Eastern Wisdom + Contemplative AI
What is Rāja Yoga?
Rāja Yoga is often described as the “royal path” of yoga, a disciplined way of inner refinement that centers on the mind and its stilling. Rooted in the system presented in Patañjali’s Yoga Sūtras, it offers a structured approach to spiritual realization by guiding the practitioner toward meditative absorption, or samādhi. Rather than emphasizing physical exercise alone, it integrates ethical, psychological, and contemplative practices into a coherent whole. The aim is not merely tranquility, but a profound transformation of consciousness that culminates in spiritual liberation.
This path is articulated as an eight-limbed (aṣṭāṅga) discipline. It begins with yama, the ethical restraints that govern conduct in relation to others, and niyama, the observances that cultivate inner purity and stability. Āsana, the practice of steady and comfortable postures, prepares the body as a stable seat for deeper meditation. Prāṇāyāma, the regulation of breath and vital energy, further steadies the system and supports inward focus. Pratyāhāra, the withdrawal of the senses from their objects, marks a turning away from external distraction toward the subtle interior life of the mind.

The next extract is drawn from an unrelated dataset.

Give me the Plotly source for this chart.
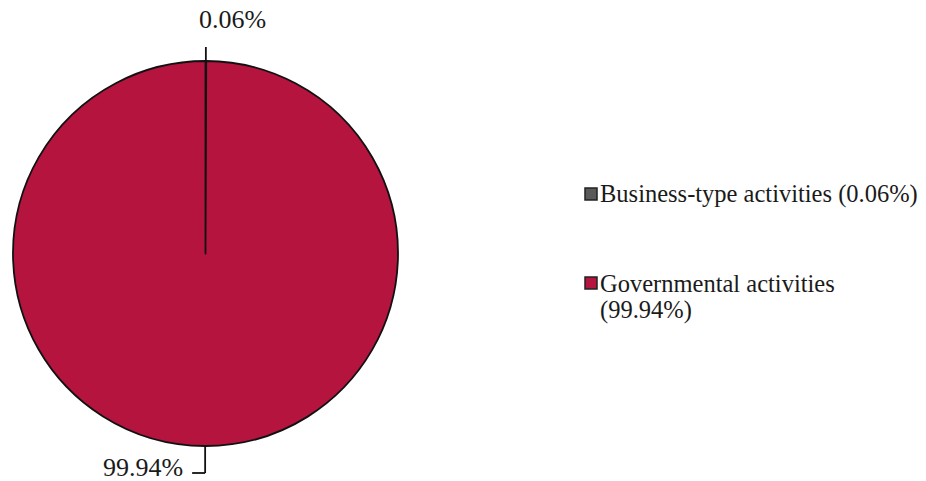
import math
import plotly.graph_objects as go

# Net position share by activity type
categories = ["Business-type activities", "Governmental activities"]
shares = [0.06, 99.94]
slice_colors = ["#5a5a5a", "#b5143f"]
value_labels = ["0.06%", "99.94%"]
legend_labels = ["Business-type activities (0.06%)", "Governmental activities<br>(99.94%)"]

W, H = 926, 481
FONT = "Times New Roman, Liberation Serif, serif"
TEXT_COLOR = "#1a1a1a"

# pie placement in pixels
cx, cy, R = 205.5, 253.5, 192.5


def px(x):
    return x / W


def py(y):
    return 1 - y / H


fig = go.Figure(
    go.Pie(
        labels=categories,
        values=shares,
        sort=False,
        direction="clockwise",
        rotation=0,
        textinfo="none",
        hoverinfo="label+percent",
        marker=dict(colors=slice_colors, line=dict(color="#111111", width=1.8)),
        domain=dict(x=[px(cx - R), px(cx + R)], y=[py(cy + R), py(cy - R)]),
        showlegend=False,
    )
)

# mid-angle of each slice (degrees clockwise from 12 o'clock)
total = sum(shares)
mids = []
acc = 0.0
for v in shares:
    mids.append((acc + v / 2) / total * 360)
    acc += v

shapes = []
annotations = []
line_style = dict(color="#111111", width=1.8)


def text(x, y, s, size, xanchor="center"):
    annotations.append(dict(x=px(x), y=py(y), xref="paper", yref="paper",
                            xanchor=xanchor, yanchor="middle", align="left",
                            text=s, showarrow=False,
                            font=dict(family=FONT, size=size, color=TEXT_COLOR)))


# leader + label for the small slice (above the pie)
a = math.radians(mids[0])
x0, y0 = cx + R * math.sin(a), cy - R * math.cos(a)
y1 = cy - (R + 14)
shapes.append(dict(type="line", xref="paper", yref="paper",
                   x0=px(x0), y0=py(y0), x1=px(x0), y1=py(y1), line=line_style))
text(x0 + 27, y1 - 28, value_labels[0], 26)

# leader + label for the large slice (below the pie)
a = math.radians(mids[1])
x0, y0 = cx + R * math.sin(a), cy - R * math.cos(a)
y1 = cy + R + 27
shapes.append(dict(type="line", xref="paper", yref="paper",
                   x0=px(x0), y0=py(y0), x1=px(x0), y1=py(y1), line=line_style))
shapes.append(dict(type="line", xref="paper", yref="paper",
                   x0=px(x0), y0=py(y1), x1=px(x0 - 13), y1=py(y1), line=line_style))
text(x0 - 20, y1 - 6, value_labels[1], 26, xanchor="right")

# legend: swatch + text lines for each category
legend_rows = [194, 283]
line_gap = 27
for label, color, yc in zip(legend_labels, slice_colors, legend_rows):
    shapes.append(dict(type="rect", xref="paper", yref="paper",
                       x0=px(585), x1=px(597), y0=py(yc - 6), y1=py(yc + 6),
                       fillcolor=color, line=dict(color="#222222", width=1.5)))
    for i, part in enumerate(label.split("<br>")):
        text(598, yc + i * line_gap, part, 24.5, xanchor="left")

fig.update_layout(
    width=W,
    height=H,
    margin=dict(l=0, r=0, t=0, b=0),
    paper_bgcolor="white",
    plot_bgcolor="white",
    shapes=shapes,
    annotations=annotations,
)

fig.write_html("out.html")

From this foundation, the path moves into increasingly interior practices. Dhāraṇā is focused concentration, the deliberate fixing of attention on a single point or object. When this concentration becomes unbroken and continuous, it matures into dhyāna, a state of sustained meditation in which awareness flows steadily toward its chosen focus. Samādhi, the culmination of these efforts, is a profound meditative absorption in which the distinction between the meditator and the object of meditation falls away. In this way, Rāja Yoga may be seen as a royal road of systematic mental and ethical discipline, guiding the aspirant step by step toward the stillness in which the deepest truth of being can be realized.